The Pike family's involvement in Purbeck clay dates to the 18th century, when Joseph Pike established the business and his son William signed a contract with Josiah Wedgwood in 1791 to supply clay for his famous pottery. By the 19th century, the Pike Brothers firm at Furzebrook was one of Purbeck's two great clay dynasties (the other being Fayles at Norden). Ball clay, a smooth, highly plastic clay used in fine ceramics, was extracted from open-cast and later underground workings across north Purbeck, carried by narrow-gauge railway to wharves on the River Frome, and shipped out to potteries across Britain and beyond.
Also buried in the churchyard is a third brother, Warburton Pike, a man of very different inclinations.
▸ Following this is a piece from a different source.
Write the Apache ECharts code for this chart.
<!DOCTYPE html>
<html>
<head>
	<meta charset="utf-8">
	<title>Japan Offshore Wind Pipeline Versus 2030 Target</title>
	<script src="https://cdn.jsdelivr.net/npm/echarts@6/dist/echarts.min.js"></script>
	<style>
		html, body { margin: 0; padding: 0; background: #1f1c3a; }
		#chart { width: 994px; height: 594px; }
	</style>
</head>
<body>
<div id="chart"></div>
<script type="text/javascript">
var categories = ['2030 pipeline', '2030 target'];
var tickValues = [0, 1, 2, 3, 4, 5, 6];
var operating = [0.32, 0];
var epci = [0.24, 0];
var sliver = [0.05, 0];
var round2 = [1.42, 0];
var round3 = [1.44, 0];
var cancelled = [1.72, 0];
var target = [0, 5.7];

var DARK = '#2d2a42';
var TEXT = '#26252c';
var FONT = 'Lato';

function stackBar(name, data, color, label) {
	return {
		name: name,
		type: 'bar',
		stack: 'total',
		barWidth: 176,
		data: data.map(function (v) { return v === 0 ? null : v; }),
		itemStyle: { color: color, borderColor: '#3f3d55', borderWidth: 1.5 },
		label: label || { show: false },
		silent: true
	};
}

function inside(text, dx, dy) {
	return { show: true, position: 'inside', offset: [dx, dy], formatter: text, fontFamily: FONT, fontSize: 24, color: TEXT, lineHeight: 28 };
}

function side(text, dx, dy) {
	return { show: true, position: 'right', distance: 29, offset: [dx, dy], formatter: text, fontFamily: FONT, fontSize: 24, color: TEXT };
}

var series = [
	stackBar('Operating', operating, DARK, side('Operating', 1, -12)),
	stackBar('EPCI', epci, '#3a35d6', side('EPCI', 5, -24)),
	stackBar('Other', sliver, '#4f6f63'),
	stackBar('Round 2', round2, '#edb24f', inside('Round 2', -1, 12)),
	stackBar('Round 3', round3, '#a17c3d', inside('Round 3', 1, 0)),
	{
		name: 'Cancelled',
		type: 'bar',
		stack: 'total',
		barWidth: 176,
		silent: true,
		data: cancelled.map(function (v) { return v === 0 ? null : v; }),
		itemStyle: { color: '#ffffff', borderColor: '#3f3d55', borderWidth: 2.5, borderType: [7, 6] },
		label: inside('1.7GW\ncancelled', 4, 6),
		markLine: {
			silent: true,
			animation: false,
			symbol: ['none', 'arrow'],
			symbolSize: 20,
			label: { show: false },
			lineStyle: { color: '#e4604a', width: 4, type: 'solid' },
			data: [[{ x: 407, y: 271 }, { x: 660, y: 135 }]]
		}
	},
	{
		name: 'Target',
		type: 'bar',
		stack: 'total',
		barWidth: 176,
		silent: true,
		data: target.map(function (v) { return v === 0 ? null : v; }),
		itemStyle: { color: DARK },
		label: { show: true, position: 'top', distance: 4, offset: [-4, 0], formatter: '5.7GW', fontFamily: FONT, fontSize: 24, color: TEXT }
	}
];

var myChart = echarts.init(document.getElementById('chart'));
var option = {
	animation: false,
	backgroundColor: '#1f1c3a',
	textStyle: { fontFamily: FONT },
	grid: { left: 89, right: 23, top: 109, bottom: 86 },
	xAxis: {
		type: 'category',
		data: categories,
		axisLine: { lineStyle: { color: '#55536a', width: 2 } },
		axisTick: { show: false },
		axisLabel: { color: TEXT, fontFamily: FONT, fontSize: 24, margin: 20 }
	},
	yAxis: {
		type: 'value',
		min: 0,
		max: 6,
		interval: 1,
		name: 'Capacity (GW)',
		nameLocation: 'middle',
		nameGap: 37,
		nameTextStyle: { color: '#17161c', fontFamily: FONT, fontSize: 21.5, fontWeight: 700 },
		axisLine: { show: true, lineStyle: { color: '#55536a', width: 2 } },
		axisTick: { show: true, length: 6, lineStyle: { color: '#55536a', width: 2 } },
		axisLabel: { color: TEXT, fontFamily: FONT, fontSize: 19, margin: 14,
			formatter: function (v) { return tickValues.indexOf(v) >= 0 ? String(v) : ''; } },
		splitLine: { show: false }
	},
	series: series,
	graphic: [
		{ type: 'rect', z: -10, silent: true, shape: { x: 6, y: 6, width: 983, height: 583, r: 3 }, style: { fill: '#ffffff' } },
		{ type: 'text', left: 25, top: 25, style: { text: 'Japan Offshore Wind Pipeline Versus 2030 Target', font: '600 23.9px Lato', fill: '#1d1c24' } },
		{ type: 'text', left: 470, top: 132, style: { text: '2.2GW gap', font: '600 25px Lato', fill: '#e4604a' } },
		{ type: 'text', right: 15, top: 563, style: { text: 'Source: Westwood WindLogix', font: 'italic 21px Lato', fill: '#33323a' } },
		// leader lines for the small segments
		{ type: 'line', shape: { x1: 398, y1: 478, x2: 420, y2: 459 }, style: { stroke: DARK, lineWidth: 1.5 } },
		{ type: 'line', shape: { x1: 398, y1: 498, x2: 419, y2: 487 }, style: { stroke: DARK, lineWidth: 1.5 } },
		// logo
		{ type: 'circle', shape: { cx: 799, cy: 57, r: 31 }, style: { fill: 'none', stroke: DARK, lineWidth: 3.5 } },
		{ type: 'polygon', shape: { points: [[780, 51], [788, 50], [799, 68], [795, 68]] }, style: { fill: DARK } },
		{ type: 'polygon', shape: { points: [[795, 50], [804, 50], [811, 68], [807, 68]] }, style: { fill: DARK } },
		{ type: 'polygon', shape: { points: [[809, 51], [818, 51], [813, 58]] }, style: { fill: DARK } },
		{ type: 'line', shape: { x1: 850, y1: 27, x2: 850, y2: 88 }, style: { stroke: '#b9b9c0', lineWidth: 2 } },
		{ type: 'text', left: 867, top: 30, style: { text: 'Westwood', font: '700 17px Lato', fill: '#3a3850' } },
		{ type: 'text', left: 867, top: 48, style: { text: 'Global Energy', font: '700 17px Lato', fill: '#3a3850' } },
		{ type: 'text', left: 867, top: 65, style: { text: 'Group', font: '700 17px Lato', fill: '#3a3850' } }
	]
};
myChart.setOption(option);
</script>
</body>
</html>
Rather than clay and locomotives, Warburton was a traveller and literary translator, and in 1881 he produced the first English translation of Dante's Inferno. The Pike family home, Bucknowle House, stands to the north-west of the village.
The village pub's name is, as Dorset Life drily observed, "somewhat misleading." The New Inn at Church Knowle is a 16th-century stone and thatched inn, in one 150-year period it had just four landlords, and today it offers hearty food, real ales, and a cosy garden ideal for walkers and dog owners. It sits directly beneath the Purbeck ridge, within easy reach of footpaths to Corfe Castle, the Blue Pool, Kimmeridge, and the Tyneham valley.
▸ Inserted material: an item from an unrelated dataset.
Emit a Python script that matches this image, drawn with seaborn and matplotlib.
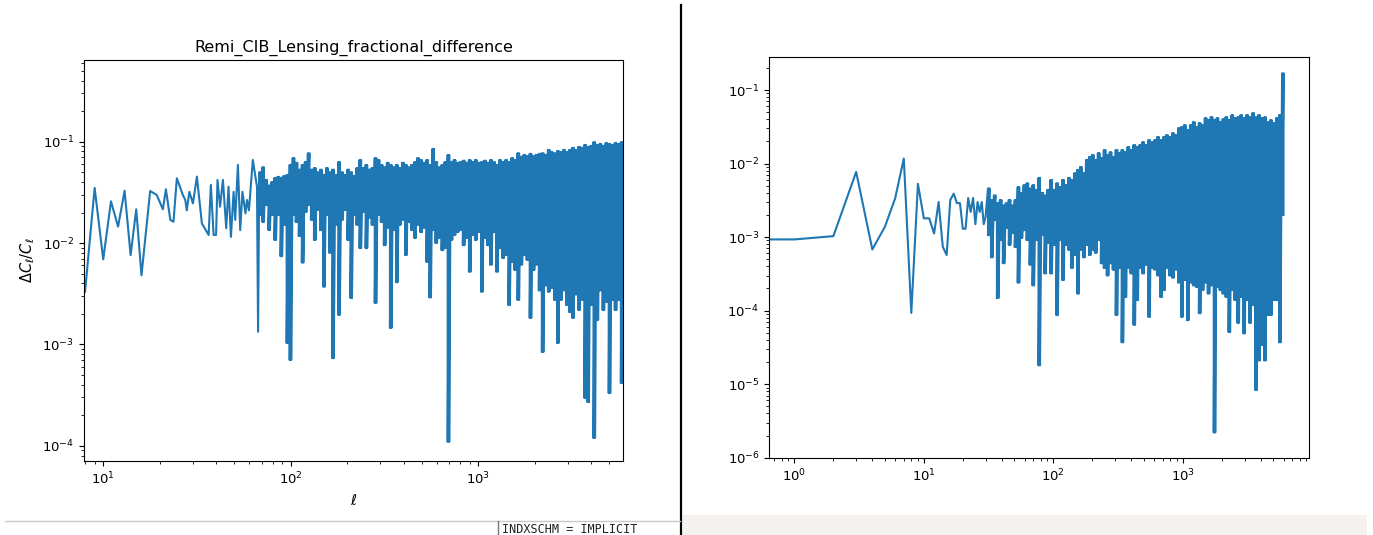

The village has no shops, the nearest are in Corfe Castle or Wareham, but the pace of life at Church Knowle retains the character of a genuinely working Dorset community. The annual village fête takes place in August in the grounds of the Old Rectory (the rectory itself is no longer a church property). An decommissioned postbox, painted black in the former Post Office facade, is a characteristic and much-photographed village detail.
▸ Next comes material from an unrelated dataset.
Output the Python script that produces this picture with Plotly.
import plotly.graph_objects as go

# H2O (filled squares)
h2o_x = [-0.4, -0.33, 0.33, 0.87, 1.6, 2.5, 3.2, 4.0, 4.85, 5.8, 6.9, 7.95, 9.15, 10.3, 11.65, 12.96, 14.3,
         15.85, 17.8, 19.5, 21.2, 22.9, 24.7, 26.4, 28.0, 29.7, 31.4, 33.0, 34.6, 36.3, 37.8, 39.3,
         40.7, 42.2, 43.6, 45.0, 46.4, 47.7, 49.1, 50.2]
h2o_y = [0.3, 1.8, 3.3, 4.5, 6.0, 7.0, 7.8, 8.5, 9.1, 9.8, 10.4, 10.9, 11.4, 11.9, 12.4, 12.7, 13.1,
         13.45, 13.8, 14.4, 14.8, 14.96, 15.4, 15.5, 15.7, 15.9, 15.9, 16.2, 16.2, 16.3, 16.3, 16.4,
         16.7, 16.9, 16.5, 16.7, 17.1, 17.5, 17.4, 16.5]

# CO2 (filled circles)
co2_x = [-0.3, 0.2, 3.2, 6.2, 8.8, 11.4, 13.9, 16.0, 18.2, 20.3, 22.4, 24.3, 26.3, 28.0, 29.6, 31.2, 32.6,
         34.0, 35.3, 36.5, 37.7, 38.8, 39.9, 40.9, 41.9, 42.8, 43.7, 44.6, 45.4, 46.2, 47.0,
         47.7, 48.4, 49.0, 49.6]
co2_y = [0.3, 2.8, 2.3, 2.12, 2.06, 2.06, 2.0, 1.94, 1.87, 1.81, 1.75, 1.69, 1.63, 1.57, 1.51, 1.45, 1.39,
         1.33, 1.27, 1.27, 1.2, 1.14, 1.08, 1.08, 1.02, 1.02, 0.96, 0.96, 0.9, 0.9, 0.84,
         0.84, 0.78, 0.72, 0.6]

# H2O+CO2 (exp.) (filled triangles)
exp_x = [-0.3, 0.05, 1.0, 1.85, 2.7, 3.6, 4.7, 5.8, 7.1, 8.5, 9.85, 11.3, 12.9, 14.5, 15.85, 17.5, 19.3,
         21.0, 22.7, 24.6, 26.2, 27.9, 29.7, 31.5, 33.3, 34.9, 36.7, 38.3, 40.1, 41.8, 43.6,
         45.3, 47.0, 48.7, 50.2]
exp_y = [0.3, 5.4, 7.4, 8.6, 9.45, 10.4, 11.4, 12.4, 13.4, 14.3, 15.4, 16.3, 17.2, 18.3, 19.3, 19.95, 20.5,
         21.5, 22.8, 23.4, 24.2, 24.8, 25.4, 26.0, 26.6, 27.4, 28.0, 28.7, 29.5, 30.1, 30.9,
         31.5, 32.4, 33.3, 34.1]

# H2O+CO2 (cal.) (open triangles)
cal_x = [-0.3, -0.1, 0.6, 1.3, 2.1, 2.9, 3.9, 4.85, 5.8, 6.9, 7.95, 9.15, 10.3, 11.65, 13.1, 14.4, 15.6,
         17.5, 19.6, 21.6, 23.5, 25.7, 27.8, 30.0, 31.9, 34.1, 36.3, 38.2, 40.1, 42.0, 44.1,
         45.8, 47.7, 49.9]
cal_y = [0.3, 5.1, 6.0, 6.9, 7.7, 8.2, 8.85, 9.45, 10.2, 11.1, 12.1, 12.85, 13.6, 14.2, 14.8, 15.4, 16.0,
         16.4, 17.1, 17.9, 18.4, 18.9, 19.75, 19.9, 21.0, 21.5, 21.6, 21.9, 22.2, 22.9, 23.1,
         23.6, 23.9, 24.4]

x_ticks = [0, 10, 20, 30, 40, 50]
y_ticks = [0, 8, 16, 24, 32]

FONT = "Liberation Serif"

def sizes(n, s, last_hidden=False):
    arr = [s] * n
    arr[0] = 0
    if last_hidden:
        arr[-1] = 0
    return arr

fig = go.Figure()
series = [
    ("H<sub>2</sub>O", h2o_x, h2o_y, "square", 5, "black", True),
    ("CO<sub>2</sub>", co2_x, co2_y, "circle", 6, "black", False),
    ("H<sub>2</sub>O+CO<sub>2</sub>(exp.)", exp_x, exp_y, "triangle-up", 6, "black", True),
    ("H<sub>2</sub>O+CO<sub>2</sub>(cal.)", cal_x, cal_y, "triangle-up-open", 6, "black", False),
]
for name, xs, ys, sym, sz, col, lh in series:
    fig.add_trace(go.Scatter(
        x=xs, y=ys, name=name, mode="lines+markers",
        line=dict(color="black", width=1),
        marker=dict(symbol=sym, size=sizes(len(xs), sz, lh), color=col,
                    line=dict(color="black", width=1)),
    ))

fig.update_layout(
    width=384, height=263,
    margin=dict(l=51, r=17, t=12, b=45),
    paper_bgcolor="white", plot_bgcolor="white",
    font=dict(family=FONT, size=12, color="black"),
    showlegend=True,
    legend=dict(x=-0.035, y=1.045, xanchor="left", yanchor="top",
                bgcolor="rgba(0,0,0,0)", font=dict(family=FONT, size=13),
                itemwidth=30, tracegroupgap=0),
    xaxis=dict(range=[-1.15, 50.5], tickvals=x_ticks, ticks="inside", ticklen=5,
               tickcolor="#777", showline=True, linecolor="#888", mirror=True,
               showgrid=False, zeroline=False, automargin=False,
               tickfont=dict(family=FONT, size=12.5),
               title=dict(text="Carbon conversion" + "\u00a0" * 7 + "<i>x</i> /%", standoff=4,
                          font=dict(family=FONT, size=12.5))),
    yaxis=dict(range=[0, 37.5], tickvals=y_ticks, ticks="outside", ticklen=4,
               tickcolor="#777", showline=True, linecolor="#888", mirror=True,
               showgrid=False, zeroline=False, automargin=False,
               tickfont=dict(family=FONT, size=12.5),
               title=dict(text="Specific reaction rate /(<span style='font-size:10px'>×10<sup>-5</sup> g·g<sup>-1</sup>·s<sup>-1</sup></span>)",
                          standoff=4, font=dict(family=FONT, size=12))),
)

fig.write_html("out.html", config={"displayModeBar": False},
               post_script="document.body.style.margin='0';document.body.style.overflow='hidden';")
Church Knowle is also home to the Margaret Green Animal Rescue Centre, a well-regarded animal welfare charity with a site open to visitors (10am–4pm). The centre cares for cats, horses, farm animals, rabbits, guinea pigs, and birds, and makes for a popular family stop.
Everything you need for a visit to Church Knowle.
From Wareham, take the A351 towards Corfe Castle; turn right just before the castle on the lane signposted for Church Knowle. From Corfe Castle, it is under a mile west via minor roads. Postcode: BH20 5NQ.
The New Inn (BH20 5NQ) is the village's only refreshment stop, a 16th-century thatched pub serving food year-round. There are no shops; the nearest are in Corfe Castle village.
The Margaret Green Animal Rescue Centre in the village is open 10am–4pm. It cares for a wide range of animals and welcomes visitors. Tel: 01929 480474.
Footpaths from the village lead to Corfe Castle (1.2 miles), the Blue Pool (1 mile), and the Purbeck ridge. The area is criss-crossed with bridleways suitable for cyclists and horse riders.
OS Explorer OL15 (Purbeck & South Dorset) covers Church Knowle and all surrounding walks. Grid reference for the church: SY940819.